The photos, taken with a digital camera (I assume), are gorgeous, cryptic, semi-abstractions, very much reflecting the style and sensibility of Hyde's own art (according to his website he has a show up at Brent Sikkema right now, but I haven't seen it yet). It's fascinating to see his eye at work, cropping and zooming in on studio details: materials strewn casually around, half-finished pieces, product packages, photos pinned to walls, puddles of brightly colored goo. Pieces by Daniel Coombs, Kathrin Boehm, Keith Wilson, and others show me a side of the London scene I wasn't so familiar with (Deitch artist Richard Woods had a nice, underappreciated show at Cristinerose a few years back, but I'm seeing some of the other artists here for the first time). Kudos to Hyde for his curiosity and enthusiasm.

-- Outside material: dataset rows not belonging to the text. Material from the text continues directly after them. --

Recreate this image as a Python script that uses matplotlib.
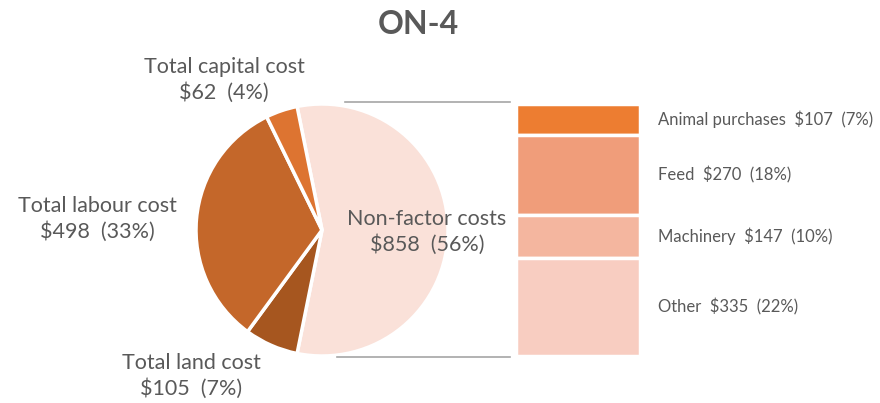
import numpy as np
import matplotlib.pyplot as plt

plt.rcParams['font.family'] = ['Lato', 'DejaVu Sans']

# pie data
pie_labels = ['Non-factor costs', 'Total land cost', 'Total labour cost', 'Total capital cost']
pie_values = [858, 105, 498, 62]
pie_pcts = [56, 7, 33, 4]
pie_colors = ['#FAE1D9', '#A6561F', '#C4672A', '#DD7431']

# bar-of-pie breakdown (top to bottom)
bar_labels = ['Animal purchases', 'Feed', 'Machinery', 'Other']
bar_values = [107, 270, 147, 335]
bar_pcts = [7, 18, 10, 22]
bar_colors = ['#ED7D31', '#F09D7A', '#F4B69F', '#F8CDC1']

TEXT = '#595959'
W, H = 880, 403

fig = plt.figure(figsize=(8.8, 4.03), dpi=100)
ax = fig.add_axes([0, 0, 1, 1])

cx, cy, r = 322, H - 230, 126
total = sum(pie_values)
start = 180 * pie_values[0] / total  # centre the big slice on the right
ax.pie(pie_values, colors=pie_colors, startangle=start, counterclock=False,
       center=(cx, cy), radius=r, frame=True,
       wedgeprops=dict(edgecolor='white', linewidth=2.5))
ax.set_xlim(0, W)
ax.set_ylim(0, H)
ax.axis('off')

# pie labels
label_pos = [(427, H - 232), (191, H - 376), (97, H - 219), (224, H - 80)]
for lab, v, p, (x, y) in zip(pie_labels, pie_values, pie_pcts, label_pos):
    ax.text(x, y, f'{lab}\n${v}  ({p}%)', ha='center', va='center', fontsize=15.5,
            color=TEXT, linespacing=1.3)

# stacked bar
bar_x, bar_w = 578, 124
top, bottom = H - 104, H - 356
scale = (top - bottom) / sum(bar_values)
y = top
for lab, v, p, c in zip(bar_labels, bar_values, bar_pcts, bar_colors):
    h = v * scale
    ax.bar(bar_x, h, width=bar_w, bottom=y - h, color=c, edgecolor='white', linewidth=2.5)
    ax.text(658, y - h / 2, f'{lab}  ${v}  ({p}%)', ha='left', va='center',
            fontsize=12, color=TEXT)
    y -= h

# connector lines
ax.plot([345, 510], [H - 102, H - 102], color='#A6A6A6', linewidth=1.2)
ax.plot([337, 510], [H - 357, H - 357], color='#A6A6A6', linewidth=1.2)

ax.text(418, H - 25, 'ON-4', ha='center', va='center', fontsize=23, fontweight='bold', color=TEXT)

fig.savefig('out.png', dpi=100)
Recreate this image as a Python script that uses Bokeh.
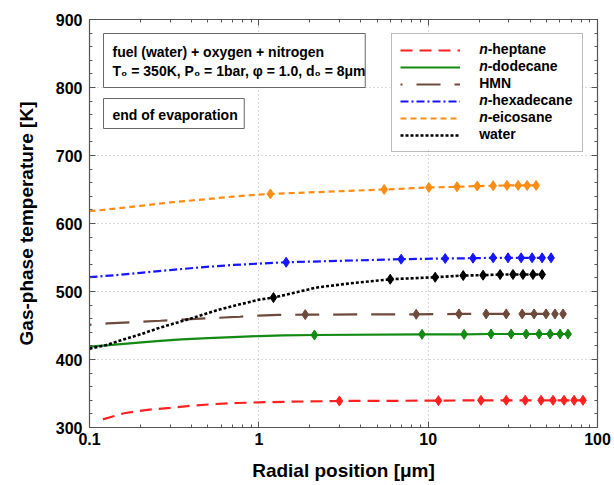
from bokeh.plotting import figure
from bokeh.models import (FixedTicker, SingleIntervalTicker, LinearAxis, LogAxis,
                          NumeralTickFormatter, Legend, LegendItem, Label,
                          BoxAnnotation, Range1d, CustomJSTickFormatter)
from bokeh.embed import file_html
from bokeh.resources import INLINE

FONT = "Liberation Sans"

# ---------------- data ----------------
heptane_x = [0.12, 0.16, 0.22, 0.30, 0.40, 0.55, 0.75, 1.0, 1.6,
             2.99, 11.5, 20.5, 28.9, 37.4, 46.4, 54.6, 63.4, 72.7, 82.1]
heptane_y = [312, 321, 326, 329, 332, 334.5, 336, 337, 338,
             339, 339.5, 340, 340, 340, 340, 340, 340, 340, 340]
heptane_mx = [2.99, 11.5, 20.5, 28.9, 37.4, 46.4, 54.6, 63.4, 72.7, 82.1]
heptane_my = [339, 339.5, 340, 340, 340, 340, 340, 340, 340, 340]

dodecane_x = [0.1, 0.13, 0.18, 0.25, 0.35, 0.5, 0.7, 1.0, 1.4,
              2.13, 9.2, 16.3, 23.5, 30.9, 37.9, 45.2, 52.5, 60.1, 67.0]
dodecane_y = [419, 421, 424, 427, 429.5, 431.5, 433, 434.5, 435.5,
              436, 437, 437, 437.5, 437.5, 437.5, 437.5, 437.5, 437.5, 437.5]
dodecane_mx = [2.13, 9.2, 16.3, 23.5, 30.9, 37.9, 45.2, 52.5, 60.1, 67.0]
dodecane_my = [436, 437, 437, 437.5, 437.5, 437.5, 437.5, 437.5, 437.5, 437.5]

hmn_x = [0.1, 0.128, 0.18, 0.262, 0.45, 0.78, 1.0, 1.3,
         1.88, 8.5, 15.2, 22.0, 28.9, 35.9, 42.2, 49.7, 56.1, 62.6]
hmn_y = [451, 453, 455, 457, 460, 463, 464.5, 465.5,
         466, 466.5, 467, 467, 467, 467, 467, 467, 467, 467]
hmn_mx = [1.88, 8.5, 15.2, 22.0, 28.9, 35.9, 42.2, 49.7, 56.1, 62.6]
hmn_my = [466, 466.5, 467, 467, 467, 467, 467, 467, 467, 467]

hexadecane_x = [0.1, 0.15, 0.2, 0.3, 0.45, 0.7, 1.0,
                1.45, 6.93, 12.6, 18.4, 24.2, 29.6, 35.4, 41.1, 47.1, 53.2]
hexadecane_y = [521, 524.5, 527.5, 531.5, 535.5, 539, 541,
                543, 547.5, 548.5, 549, 549.5, 549.5, 549.5, 549.5, 549.5, 549.5]
hexadecane_mx = [1.45, 6.93, 12.6, 18.4, 24.2, 29.6, 35.4, 41.1, 47.1, 53.2]
hexadecane_my = [543, 547.5, 548.5, 549, 549.5, 549.5, 549.5, 549.5, 549.5, 549.5]

eicosane_x = [0.1, 0.15, 0.2, 0.3, 0.5, 0.7, 1.0,
              1.17, 5.5, 10.1, 14.8, 19.5, 24.2, 29.2, 34.0, 38.4, 43.4]
eicosane_y = [618, 622.5, 626, 631, 636, 639.5, 642.5,
              643.5, 650, 653, 654, 655, 655.5, 656, 656, 656, 656]
eicosane_mx = [1.17, 5.5, 10.1, 14.8, 19.5, 24.2, 29.2, 34.0, 38.4, 43.4]
eicosane_my = [643.5, 650, 653, 654, 655, 655.5, 656, 656, 656, 656]

water_x = [0.1, 0.125, 0.152, 0.2, 0.262, 0.394, 0.593, 0.8, 1.0,
           1.22, 2.21, 3.47, 5.97, 11.0, 16.1, 21.1, 26.6, 31.7, 36.3, 41.6, 47.1]
water_y = [416, 421, 428, 437, 447, 460, 474, 482, 488,
           491, 506, 512, 518, 521, 523.5, 524, 525, 525, 525, 525, 525]
water_mx = [1.22, 5.97, 11.0, 16.1, 21.1, 26.6, 31.7, 36.3, 41.6, 47.1]
water_my = [491, 518, 521, 523.5, 524, 525, 525, 525, 525, 525]

legend_names = ["n-heptane", "n-dodecane", "HMN", "n-hexadecane", "n-eicosane", "water"]
x_ticks = [0.1, 1, 10, 100]
x_minor = [m * d for d in (0.1, 1, 10) for m in range(2, 10)]

# ---------------- figure ----------------
p = figure(x_axis_type="log", x_range=Range1d(0.1, 100), y_range=Range1d(300, 900),
           frame_width=508, frame_height=408,
           min_border_left=89, min_border_right=17, min_border_top=19, min_border_bottom=58,
           output_backend="svg", toolbar_location=None)
p.background_fill_color = "white"
p.border_fill_color = "white"
p.outline_line_color = "#555555"
p.outline_line_width = 1.2

xt = FixedTicker(ticks=x_ticks, minor_ticks=x_minor)
yt = SingleIntervalTicker(interval=100, num_minor_ticks=5)

def style_axis(ax, labels=True):
    ax.axis_line_color = "#555555"
    ax.major_tick_in = 6
    ax.major_tick_out = 0
    ax.minor_tick_in = 3
    ax.minor_tick_out = 0
    ax.major_tick_line_color = "#555555"
    ax.minor_tick_line_color = "#555555"
    if labels:
        ax.major_label_text_font = FONT
        ax.major_label_text_font_style = "bold"
        ax.major_label_text_font_size = "16px"
        ax.major_label_text_color = "black"
        ax.axis_label_text_font = FONT
        ax.axis_label_text_font_style = "bold"
        ax.axis_label_text_font_size = "19px"
        ax.axis_label_text_color = "black"
    else:
        ax.formatter = CustomJSTickFormatter(code="return '';")
        ax.major_label_standoff = 0

xa = p.xaxis[0]
xa.ticker = xt
xa.formatter = NumeralTickFormatter(format="0.[0]")
xa.axis_label = "Radial position [μm]"
style_axis(xa)
xa.major_label_standoff = 5
xa.axis_label_standoff = 12

ya = p.yaxis[0]
ya.ticker = yt
ya.axis_label = "Gas-phase temperature [K]"
style_axis(ya)
ya.major_label_standoff = 7
ya.axis_label_standoff = 16

ra = LinearAxis(ticker=yt)
style_axis(ra, labels=False)
p.add_layout(ra, "right")
ta = LogAxis(ticker=xt)
style_axis(ta, labels=False)
p.add_layout(ta, "above")

p.xgrid.ticker = xt
p.ygrid.ticker = yt
for g in (p.xgrid[0], p.ygrid[0]):
    g.grid_line_color = "#b5b5b5"
    g.grid_line_dash = "1 3"
    g.grid_line_width = 1

# white backdrop behind the (transparent) legend so grid lines are hidden
p.add_layout(BoxAnnotation(left=5.97, right=81.0, bottom=710.3, top=879.4,
                           fill_color="white", fill_alpha=1.0, line_alpha=0,
                           level="underlay"))

# ---------------- series ----------------
series = [
    (heptane_x, heptane_y, heptane_mx, heptane_my, "#ff2020", "12 7", 0, 2.2),
    (dodecane_x, dodecane_y, dodecane_mx, dodecane_my, "#138a13", "solid", 0, 2.2),
    (hmn_x, hmn_y, hmn_mx, hmn_my, "#6e4a3c", "24 14", 22, 2.2),
    (hexadecane_x, hexadecane_y, hexadecane_mx, hexadecane_my, "#1515ff", "8 3 2 3", 0, 2.2),
    (eicosane_x, eicosane_y, eicosane_mx, eicosane_my, "#ff8c14", "6 4", 0, 2.2),
    (water_x, water_y, water_mx, water_my, "#000000", "3 2", 0, 2.6),
]

items = []
for (lx, ly, mx, my, col, dash, off, lw) in series:
    r = p.line(lx, ly, line_color=col, line_width=lw, line_dash=dash,
               line_dash_offset=off)
    p.scatter(mx, my, marker="diamond", size=10, fill_color=col, line_color=col)
    items.append(LegendItem(label=" ", renderers=[r]))

legend = Legend(items=items, location="top_right", margin=14, padding=8, spacing=1,
                glyph_width=60, glyph_height=16, label_height=16, label_width=104,
                label_standoff=10, border_line_color="#777777", border_line_width=1,
                background_fill_alpha=0.0,
                label_text_font_size="10px")
p.add_layout(legend)

# legend texts (italic "n" prefix)
legend_text_y = [856, 831, 806, 781, 756, 731]
for name, yy in zip(legend_names, legend_text_y):
    if name.startswith("n-"):
        p.add_layout(Label(x=20.0, y=yy, text="n", text_font=FONT,
                           text_font_style="bold italic", text_font_size="14px",
                           text_baseline="middle", text_color="black", level="overlay"))
        p.add_layout(Label(x=20.0, y=yy, x_offset=8.5, text=name[1:], text_font=FONT,
                           text_font_style="bold", text_font_size="14px",
                           text_baseline="middle", text_color="black", level="overlay"))
    else:
        p.add_layout(Label(x=20.0, y=yy, text=name, text_font=FONT,
                           text_font_style="bold", text_font_size="14px",
                           text_baseline="middle", text_color="black", level="overlay"))

# annotation boxes
p.add_layout(BoxAnnotation(left=0.121, right=4.25, bottom=800, top=879.4,
                           fill_color="white", fill_alpha=1.0,
                           line_color="#666666", line_width=1, line_alpha=1.0))
p.add_layout(BoxAnnotation(left=0.121, right=0.82, bottom=739.7, top=783.8,
                           fill_color="white", fill_alpha=1.0,
                           line_color="#666666", line_width=1, line_alpha=1.0))
for txt, yy in [("fuel (water) + oxygen + nitrogen", 852),
                ("T₀ = 350K, P₀ = 1bar, φ = 1.0, d₀ = 8μm", 825),
                ("end of evaporation", 759)]:
    p.add_layout(Label(x=0.1367, y=yy, text=txt, text_font=FONT,
                       text_font_style="bold", text_font_size="14px",
                       text_baseline="middle", text_color="black", level="overlay"))

open("out.html", "w").write(file_html(p, INLINE))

In this thread on Jim's log, we've been discussing energy, which is, let's face it, one of the main reasons our one-track-minded President is trying so hard to get us into a war right now. One issue that came up is the popular myth that back in 1979, Jimmy Carter urged Americans to wear sweaters and turn down the thermostat to 68 degrees, an image trotted out by right-wing commentators to show the impotence and nerdiness of energy conservation (as opposed to the Cheney approach, which is to secure foreign oil supplies by force). The only problem with the Carter story is it isn't exactly true. In the "crisis of confidence speech," given at a time of gas lines and rationing, Carter urged Americans to turn down thermostats--perfectly sensible advice--but didn't bore us with a precise setting. He also didn't say anything about sweaters. Yes, he was wearing a sweater, as he had been doing since his Inauguration in '77. Admittedly dorky, the cardigan was meant to be a symbol of his laid-back Populism, after the Imperial excesses of the Nixon years. It had nothing to do with energy--that's pure Republican disinfo. Unfortunately it's become tenacious urban folklore, as a Google search of "carter sweater thermostat" shows.